Head coach Deion Sanders and the Jackson State Tigers are back in the news. But this time it isn’t of the good variety, after announcing they were bowing out of the Southern Heritage Classic in February, effectively breaching the remaining three years on their contract with Tennessee State.
Less than two weeks after receiving blowback from the event organizers and Fred Jones, founder of the classic, Jackson State announced it had reached an agreement with the event organizers to play the game in 2022, and then be free to go on their merry way.
But now the Tigers and the SWAC are in deep litigation. The Summit Management Corp., which sponsors the game, filed a suit in Shelby County Chancery Court accusing JSU of breach of contract. They’re seeking an injunction to make JSU fulfill the final two years of the original agreement (2023 and 2024).
This comes on the heels of Sanders calling the game “a hustle” via the “Pardon My Take” podcast.
“It’s a hustle. We’re losing money tremendously,” Sanders insisted. “This particular classic you’re talking about, first of all, why would two colleges need a promoter? Your two colleges have ADs, why would you need a promoter, that’s No.1.?

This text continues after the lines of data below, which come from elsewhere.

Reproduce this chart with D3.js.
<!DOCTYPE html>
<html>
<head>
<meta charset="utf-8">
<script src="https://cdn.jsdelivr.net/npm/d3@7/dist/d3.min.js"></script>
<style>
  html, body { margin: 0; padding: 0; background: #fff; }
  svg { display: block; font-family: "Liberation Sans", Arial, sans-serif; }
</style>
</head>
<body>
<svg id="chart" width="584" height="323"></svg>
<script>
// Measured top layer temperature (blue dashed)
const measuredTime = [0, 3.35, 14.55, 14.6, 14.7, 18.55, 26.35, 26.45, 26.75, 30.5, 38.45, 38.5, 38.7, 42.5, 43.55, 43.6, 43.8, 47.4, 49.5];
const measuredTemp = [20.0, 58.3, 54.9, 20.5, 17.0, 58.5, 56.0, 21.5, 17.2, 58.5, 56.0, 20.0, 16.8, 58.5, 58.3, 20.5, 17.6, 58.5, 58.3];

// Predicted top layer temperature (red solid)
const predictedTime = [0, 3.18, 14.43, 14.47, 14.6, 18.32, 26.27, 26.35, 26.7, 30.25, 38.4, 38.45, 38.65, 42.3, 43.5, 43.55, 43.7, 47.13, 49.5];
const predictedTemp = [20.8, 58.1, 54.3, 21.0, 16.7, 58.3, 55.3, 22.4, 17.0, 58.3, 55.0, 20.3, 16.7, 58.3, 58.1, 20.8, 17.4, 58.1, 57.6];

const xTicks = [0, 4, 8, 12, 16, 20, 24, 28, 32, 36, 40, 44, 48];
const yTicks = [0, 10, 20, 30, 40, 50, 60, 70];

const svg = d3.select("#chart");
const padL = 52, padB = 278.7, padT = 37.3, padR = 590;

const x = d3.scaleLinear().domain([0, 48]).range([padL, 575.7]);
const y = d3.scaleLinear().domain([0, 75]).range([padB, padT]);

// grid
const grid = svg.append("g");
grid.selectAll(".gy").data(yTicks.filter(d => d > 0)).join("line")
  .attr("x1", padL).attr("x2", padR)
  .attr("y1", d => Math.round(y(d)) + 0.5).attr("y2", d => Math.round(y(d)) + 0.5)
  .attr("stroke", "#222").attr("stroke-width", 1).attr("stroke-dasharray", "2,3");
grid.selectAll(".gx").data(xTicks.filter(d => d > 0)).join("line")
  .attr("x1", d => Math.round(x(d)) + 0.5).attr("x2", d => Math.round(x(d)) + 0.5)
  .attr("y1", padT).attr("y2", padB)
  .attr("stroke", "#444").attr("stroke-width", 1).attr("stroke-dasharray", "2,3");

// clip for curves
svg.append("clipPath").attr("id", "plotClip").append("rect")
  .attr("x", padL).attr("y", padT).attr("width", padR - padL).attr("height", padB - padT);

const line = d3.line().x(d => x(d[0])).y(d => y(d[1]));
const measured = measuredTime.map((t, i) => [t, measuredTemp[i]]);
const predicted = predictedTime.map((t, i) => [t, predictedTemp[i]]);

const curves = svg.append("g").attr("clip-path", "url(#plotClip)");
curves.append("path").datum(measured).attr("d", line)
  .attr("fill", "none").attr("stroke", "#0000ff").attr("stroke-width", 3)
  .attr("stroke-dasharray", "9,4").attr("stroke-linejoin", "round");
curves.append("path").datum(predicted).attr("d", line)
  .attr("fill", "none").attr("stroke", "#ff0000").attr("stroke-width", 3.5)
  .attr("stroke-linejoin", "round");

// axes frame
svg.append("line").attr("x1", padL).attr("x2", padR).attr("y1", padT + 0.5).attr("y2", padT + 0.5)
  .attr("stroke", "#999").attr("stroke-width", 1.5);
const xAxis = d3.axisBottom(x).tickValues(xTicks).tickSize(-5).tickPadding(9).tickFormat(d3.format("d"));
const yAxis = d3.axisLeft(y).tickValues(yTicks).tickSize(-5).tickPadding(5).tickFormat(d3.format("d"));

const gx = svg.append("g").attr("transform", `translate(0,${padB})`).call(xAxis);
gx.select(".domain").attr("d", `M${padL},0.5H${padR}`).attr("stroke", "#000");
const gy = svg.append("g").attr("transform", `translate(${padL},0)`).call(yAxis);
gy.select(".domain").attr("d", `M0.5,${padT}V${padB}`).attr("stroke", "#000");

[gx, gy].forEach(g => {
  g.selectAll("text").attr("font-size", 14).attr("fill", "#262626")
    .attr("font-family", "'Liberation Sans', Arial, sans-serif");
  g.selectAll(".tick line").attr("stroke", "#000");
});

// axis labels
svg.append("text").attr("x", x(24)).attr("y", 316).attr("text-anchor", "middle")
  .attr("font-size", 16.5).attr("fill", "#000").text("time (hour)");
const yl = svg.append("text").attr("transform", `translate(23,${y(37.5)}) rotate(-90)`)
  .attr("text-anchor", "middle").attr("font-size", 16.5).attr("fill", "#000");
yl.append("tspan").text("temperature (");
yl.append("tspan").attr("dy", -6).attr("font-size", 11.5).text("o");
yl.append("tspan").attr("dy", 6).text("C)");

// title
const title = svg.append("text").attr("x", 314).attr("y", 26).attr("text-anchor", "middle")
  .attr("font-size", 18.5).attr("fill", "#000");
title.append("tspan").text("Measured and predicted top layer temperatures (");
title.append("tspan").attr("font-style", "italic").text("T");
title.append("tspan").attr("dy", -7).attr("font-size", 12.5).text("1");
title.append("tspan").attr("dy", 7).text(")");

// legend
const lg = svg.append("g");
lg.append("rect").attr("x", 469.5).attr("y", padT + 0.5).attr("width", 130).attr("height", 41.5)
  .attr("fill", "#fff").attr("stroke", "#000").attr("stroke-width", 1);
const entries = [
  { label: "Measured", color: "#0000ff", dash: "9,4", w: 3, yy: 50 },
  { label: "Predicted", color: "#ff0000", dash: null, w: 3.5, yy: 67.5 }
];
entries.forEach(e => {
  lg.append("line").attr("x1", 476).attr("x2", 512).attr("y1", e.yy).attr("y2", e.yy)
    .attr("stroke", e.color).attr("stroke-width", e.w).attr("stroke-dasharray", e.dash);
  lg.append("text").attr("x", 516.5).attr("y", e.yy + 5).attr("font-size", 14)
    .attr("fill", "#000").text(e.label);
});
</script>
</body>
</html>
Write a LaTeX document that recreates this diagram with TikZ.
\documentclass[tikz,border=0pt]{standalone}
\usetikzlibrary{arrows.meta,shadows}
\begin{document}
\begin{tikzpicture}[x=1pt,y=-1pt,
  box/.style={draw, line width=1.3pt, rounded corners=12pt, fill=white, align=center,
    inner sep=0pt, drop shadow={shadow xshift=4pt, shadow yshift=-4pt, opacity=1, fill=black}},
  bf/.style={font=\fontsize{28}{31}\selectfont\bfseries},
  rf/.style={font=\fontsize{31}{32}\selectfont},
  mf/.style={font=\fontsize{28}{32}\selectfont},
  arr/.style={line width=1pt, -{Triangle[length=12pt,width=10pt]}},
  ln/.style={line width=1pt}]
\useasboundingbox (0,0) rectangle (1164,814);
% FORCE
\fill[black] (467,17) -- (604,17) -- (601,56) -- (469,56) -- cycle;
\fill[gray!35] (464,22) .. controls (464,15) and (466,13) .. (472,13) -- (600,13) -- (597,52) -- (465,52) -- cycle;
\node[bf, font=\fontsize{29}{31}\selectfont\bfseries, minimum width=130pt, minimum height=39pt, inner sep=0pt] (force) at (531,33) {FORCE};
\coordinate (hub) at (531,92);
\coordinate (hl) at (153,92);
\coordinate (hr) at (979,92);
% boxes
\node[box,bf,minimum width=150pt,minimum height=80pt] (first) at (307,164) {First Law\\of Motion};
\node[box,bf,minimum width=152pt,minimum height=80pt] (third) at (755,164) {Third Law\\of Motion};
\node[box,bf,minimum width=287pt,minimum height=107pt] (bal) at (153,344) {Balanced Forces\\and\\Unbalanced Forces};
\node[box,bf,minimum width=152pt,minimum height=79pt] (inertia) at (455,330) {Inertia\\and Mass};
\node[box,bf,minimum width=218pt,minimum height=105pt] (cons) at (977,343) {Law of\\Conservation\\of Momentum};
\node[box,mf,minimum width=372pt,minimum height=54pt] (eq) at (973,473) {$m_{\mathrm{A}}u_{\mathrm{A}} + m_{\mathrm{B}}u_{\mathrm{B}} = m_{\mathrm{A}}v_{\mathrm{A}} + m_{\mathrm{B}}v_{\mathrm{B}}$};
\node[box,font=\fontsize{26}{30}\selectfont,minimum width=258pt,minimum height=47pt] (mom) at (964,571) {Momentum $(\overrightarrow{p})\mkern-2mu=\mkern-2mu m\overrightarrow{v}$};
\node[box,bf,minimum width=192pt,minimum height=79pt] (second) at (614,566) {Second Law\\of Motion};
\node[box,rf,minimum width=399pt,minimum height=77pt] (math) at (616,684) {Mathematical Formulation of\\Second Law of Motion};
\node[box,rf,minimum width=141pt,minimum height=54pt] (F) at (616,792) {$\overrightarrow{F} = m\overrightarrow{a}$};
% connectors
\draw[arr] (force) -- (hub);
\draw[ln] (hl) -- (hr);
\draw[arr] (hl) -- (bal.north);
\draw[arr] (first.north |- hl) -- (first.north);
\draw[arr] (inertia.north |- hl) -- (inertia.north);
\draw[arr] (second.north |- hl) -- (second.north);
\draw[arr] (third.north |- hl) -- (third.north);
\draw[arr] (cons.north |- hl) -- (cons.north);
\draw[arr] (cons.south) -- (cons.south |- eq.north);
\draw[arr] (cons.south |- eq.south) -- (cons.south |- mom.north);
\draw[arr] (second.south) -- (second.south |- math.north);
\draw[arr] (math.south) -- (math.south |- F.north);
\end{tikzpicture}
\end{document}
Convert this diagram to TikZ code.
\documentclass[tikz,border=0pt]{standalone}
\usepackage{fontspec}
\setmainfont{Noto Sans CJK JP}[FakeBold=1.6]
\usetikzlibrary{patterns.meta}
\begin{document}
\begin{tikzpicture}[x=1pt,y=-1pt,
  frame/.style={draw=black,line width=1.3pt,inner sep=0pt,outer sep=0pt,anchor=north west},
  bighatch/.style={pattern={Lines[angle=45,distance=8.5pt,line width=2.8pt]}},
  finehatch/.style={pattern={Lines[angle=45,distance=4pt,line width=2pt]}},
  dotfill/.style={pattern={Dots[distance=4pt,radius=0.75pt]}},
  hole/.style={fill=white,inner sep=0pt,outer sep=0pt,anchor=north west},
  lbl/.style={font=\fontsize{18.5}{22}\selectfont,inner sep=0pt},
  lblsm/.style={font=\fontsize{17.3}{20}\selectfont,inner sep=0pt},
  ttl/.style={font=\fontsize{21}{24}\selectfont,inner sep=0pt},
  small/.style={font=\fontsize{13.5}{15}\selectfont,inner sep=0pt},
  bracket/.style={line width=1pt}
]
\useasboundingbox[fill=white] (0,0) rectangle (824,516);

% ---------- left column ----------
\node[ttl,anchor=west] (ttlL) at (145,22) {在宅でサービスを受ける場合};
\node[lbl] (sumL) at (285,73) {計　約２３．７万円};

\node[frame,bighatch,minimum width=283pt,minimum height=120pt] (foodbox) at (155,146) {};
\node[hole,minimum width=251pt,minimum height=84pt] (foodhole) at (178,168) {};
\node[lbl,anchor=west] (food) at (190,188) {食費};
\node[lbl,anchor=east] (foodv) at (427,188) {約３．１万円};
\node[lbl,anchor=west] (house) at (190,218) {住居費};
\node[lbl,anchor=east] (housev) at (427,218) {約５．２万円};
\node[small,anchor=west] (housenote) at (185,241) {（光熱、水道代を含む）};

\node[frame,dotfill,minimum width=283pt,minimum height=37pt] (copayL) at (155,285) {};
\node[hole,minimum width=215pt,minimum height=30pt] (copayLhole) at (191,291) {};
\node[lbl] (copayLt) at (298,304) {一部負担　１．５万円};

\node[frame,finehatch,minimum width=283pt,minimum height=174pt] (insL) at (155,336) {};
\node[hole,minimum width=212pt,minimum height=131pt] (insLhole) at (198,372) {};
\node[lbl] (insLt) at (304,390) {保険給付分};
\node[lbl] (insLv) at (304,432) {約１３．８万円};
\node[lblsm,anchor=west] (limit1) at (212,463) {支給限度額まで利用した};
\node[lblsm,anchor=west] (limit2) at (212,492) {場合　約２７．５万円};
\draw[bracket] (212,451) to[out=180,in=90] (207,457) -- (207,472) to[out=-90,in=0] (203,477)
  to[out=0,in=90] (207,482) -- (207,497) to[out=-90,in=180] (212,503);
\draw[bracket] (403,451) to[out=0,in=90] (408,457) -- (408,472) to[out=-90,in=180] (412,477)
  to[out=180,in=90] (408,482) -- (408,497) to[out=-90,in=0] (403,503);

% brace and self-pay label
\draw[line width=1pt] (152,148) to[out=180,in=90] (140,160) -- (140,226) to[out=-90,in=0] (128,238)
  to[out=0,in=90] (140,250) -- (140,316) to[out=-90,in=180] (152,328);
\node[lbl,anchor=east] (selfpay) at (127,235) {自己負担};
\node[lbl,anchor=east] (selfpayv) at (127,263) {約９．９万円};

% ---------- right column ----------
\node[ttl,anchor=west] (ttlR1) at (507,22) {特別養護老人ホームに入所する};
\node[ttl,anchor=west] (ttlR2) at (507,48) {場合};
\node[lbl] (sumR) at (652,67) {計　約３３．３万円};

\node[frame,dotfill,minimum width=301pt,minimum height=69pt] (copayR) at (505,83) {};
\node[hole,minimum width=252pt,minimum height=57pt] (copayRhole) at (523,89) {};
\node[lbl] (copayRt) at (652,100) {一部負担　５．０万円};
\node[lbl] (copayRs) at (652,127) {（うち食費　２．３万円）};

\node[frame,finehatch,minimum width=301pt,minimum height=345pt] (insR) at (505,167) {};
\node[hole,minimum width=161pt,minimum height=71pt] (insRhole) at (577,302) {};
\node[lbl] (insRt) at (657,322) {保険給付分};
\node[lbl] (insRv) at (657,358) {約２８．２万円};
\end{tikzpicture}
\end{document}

“Secondly, I think the fee was like over 30 years, $6 million. That’s peanuts. So by the time you take seven buses for four bands, four buses for the players, couple buses for people, assistants, hotel accommodations, food, you’re out of that. That’s $180-200 grand, you’re out of that. So you didn’t make nothing. You really came up on a blank trip. We gotta stop that foolishness. The first thing we need to take care of as HBCUs is the business aspect of everything, and that’s something we’re changing right now. We’re taking care of business.”
Sanders took to Instagram and mentioned the event.
“SMC has paid JSU fees exceeding $6 million over the years, during many years when JSU was struggling financially. Over the years, TSU has won more games than JSU, but JSU has been better in recent years, and stronger financially. In 2021, JSU was nearly undefeated and won the SWAC championship.”
The football teams are responsible for their own travel, meals and lodging. SMC handles the remaining expenses incurred. The $350,000 payout isn’t adequate in the opinion of Sanders and JSU.
Sanders Adamant About Doing What’s Best For JSU:
Since he became JSU head coach, Sanders has been adamant that he’s going to do whatever is in the best interest of Jackson State University. That means playing games that are meaningful not just from a pageantry and aura standpoint, but also participating in games that provide the revenue needed to keep the program on an upward trajectory and in good standing when it comes to recruiting.